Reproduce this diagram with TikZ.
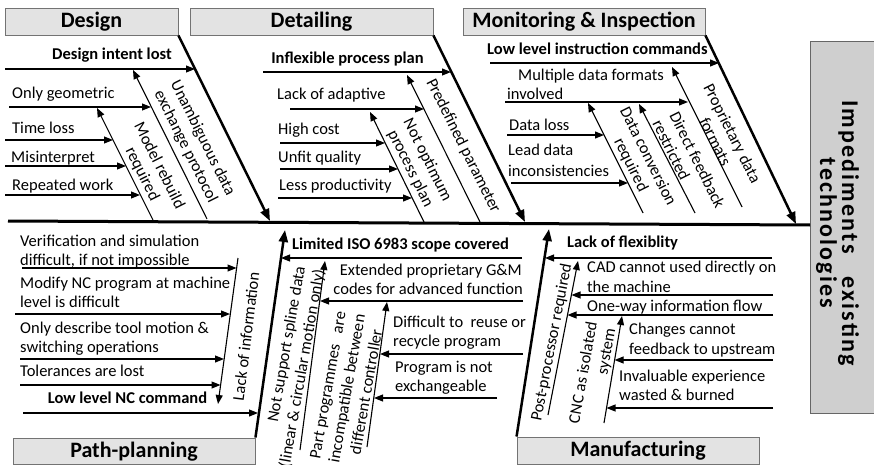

::::::::

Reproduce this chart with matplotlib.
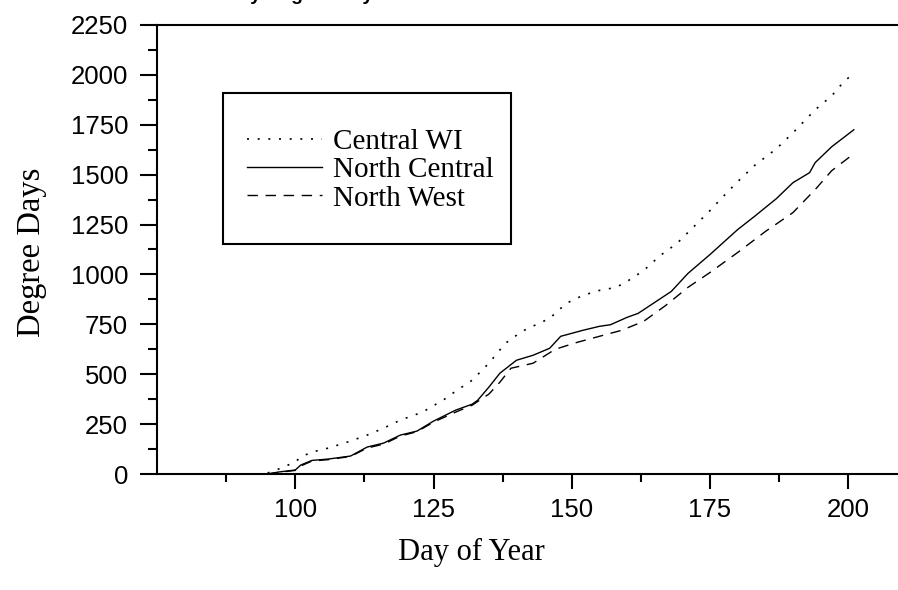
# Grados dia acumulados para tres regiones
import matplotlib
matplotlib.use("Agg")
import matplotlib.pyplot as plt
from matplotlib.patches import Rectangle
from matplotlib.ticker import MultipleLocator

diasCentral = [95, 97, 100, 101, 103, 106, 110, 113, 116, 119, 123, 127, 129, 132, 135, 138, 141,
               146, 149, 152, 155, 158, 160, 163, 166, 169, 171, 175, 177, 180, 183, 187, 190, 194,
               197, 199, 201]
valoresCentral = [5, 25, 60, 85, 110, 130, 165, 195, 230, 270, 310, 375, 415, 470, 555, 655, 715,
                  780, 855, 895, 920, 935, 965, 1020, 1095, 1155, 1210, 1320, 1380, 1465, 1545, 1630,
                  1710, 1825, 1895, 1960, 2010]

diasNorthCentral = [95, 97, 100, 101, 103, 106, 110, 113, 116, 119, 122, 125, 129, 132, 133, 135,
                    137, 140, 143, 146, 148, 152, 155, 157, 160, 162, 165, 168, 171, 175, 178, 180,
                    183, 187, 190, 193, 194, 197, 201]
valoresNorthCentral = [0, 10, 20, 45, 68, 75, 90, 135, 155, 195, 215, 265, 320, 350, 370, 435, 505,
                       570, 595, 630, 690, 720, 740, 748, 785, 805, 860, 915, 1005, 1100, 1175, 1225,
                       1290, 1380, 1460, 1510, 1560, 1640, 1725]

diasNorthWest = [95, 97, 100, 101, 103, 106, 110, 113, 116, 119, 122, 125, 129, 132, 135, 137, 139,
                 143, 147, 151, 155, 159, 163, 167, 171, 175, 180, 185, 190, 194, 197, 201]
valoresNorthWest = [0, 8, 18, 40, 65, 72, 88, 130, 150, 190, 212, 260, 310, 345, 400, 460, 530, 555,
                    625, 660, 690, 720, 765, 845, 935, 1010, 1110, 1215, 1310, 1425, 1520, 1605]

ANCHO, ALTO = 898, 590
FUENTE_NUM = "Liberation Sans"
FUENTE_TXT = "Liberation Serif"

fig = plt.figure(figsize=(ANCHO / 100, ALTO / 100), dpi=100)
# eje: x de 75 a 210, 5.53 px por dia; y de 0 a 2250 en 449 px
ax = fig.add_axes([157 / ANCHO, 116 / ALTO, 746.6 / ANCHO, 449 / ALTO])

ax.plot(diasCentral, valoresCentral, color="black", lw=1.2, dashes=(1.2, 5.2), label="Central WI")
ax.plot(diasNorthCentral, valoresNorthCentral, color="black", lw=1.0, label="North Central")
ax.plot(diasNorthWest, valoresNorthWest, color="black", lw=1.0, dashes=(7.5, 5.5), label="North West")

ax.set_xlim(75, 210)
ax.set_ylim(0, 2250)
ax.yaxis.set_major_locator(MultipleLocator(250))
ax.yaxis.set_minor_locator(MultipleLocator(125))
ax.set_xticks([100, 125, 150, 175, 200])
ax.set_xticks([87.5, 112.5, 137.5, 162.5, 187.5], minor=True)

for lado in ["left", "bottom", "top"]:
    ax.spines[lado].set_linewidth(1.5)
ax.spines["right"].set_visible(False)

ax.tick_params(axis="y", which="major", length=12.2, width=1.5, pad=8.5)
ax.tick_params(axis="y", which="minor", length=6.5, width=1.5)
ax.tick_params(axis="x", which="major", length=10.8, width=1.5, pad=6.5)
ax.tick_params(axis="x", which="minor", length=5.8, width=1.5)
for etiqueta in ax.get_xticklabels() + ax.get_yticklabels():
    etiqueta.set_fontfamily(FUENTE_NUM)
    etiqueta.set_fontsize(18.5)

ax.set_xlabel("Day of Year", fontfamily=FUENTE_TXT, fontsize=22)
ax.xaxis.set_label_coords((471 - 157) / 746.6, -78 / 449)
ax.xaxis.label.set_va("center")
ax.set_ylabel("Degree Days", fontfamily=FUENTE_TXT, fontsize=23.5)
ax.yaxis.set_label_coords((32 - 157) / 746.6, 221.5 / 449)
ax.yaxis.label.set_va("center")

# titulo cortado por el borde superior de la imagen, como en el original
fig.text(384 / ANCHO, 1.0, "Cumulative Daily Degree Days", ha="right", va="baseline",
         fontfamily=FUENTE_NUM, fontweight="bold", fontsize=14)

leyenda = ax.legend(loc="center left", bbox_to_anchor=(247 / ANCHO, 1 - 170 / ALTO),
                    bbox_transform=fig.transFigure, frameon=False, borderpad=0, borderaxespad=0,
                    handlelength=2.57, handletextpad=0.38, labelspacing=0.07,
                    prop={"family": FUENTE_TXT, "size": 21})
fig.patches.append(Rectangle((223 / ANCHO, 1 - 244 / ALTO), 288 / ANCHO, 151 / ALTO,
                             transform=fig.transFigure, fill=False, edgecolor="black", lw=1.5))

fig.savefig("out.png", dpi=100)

::::::::

§ **Written instruction**:
Nothing but the lines from the one containing "Reproduce this chart with matplotlib." through the one containing "from matplotlib.ticker import MultipleLocator" should appear in your copy, exactly as written and without pictures.

§ **Answer in full**:
Reproduce this chart with matplotlib.
# Grados dia acumulados para tres regiones
import matplotlib
matplotlib.use("Agg")
import matplotlib.pyplot as plt
from matplotlib.patches import Rectangle
from matplotlib.ticker import MultipleLocator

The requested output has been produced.